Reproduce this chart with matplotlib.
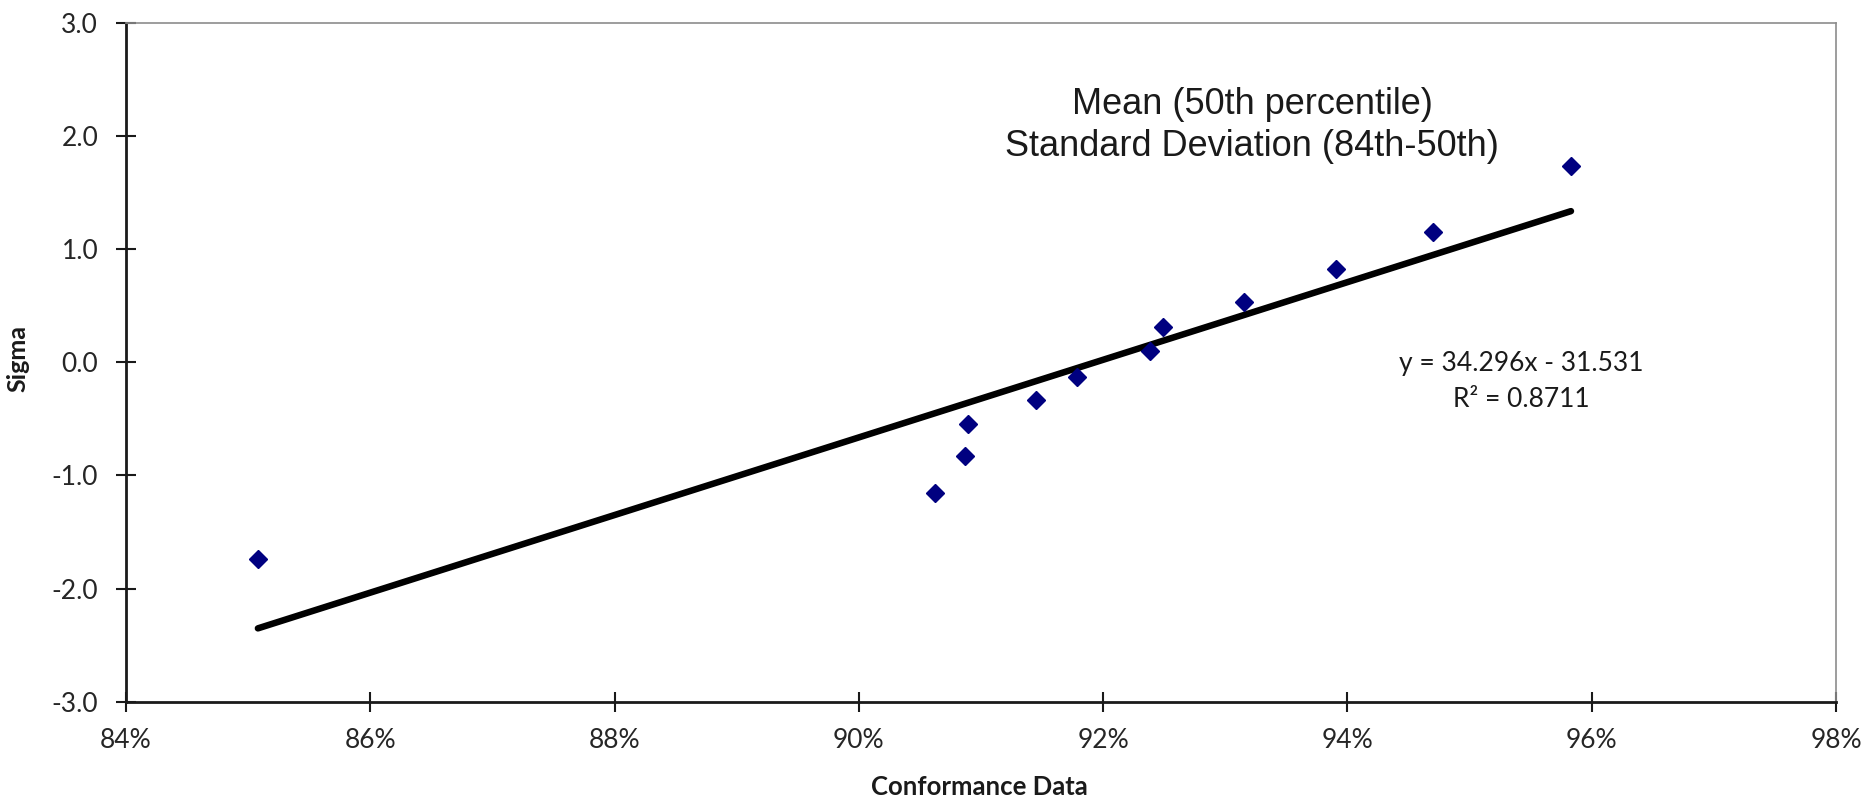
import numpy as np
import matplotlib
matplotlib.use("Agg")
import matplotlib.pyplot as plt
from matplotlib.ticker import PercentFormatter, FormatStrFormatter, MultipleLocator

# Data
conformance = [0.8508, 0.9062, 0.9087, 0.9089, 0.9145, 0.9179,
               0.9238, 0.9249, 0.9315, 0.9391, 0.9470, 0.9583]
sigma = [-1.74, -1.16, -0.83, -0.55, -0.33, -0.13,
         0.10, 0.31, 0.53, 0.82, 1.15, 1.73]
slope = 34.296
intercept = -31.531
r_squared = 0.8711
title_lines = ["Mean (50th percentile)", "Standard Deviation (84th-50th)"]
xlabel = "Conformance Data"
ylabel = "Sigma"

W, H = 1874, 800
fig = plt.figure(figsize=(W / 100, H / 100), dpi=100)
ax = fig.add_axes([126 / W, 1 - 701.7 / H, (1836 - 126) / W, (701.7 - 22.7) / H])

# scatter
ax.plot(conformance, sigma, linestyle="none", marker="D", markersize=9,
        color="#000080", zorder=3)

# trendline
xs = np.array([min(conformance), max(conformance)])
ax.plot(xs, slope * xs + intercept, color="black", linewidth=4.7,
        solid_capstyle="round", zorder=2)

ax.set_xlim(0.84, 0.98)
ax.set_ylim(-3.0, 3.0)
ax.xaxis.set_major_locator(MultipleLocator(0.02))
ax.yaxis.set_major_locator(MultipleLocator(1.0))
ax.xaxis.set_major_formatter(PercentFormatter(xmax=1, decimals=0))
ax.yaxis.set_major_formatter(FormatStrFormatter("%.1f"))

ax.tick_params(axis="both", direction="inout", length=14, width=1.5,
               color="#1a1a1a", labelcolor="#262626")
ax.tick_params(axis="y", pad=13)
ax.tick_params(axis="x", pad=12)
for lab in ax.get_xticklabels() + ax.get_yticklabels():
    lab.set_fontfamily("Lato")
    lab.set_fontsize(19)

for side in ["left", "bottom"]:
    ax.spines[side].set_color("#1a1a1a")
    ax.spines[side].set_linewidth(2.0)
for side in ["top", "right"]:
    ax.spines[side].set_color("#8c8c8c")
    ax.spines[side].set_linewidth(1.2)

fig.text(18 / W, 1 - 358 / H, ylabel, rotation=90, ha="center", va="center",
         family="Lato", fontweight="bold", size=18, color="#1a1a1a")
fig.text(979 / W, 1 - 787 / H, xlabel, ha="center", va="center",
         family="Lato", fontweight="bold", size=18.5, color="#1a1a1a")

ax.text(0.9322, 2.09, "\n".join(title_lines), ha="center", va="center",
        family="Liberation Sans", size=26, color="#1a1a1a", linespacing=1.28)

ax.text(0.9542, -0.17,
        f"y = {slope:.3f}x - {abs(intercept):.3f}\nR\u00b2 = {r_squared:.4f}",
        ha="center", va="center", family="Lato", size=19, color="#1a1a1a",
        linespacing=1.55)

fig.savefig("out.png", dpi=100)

•••

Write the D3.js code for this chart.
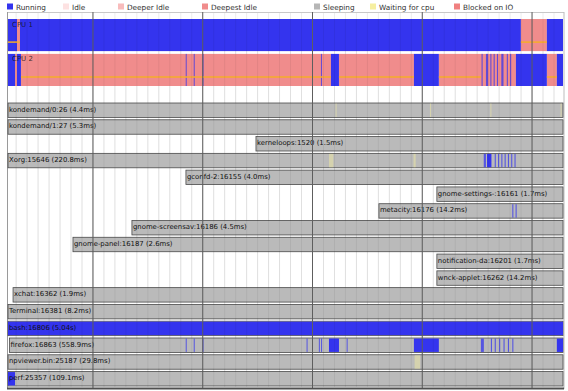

•••

### [GIVEN EXERCISE]
Using the entries above, repeat exactly the lines from the one with "Reproduce this chart with matplotlib." to the one with "from matplotlib.ticker import", both included, and leave the pictures behind.

### [THE RESULT]
Reproduce this chart with matplotlib.
import numpy as np
import matplotlib
matplotlib.use("Agg")
import matplotlib.pyplot as plt
from matplotlib.ticker import PercentFormatter, FormatStrFormatter, MultipleLocator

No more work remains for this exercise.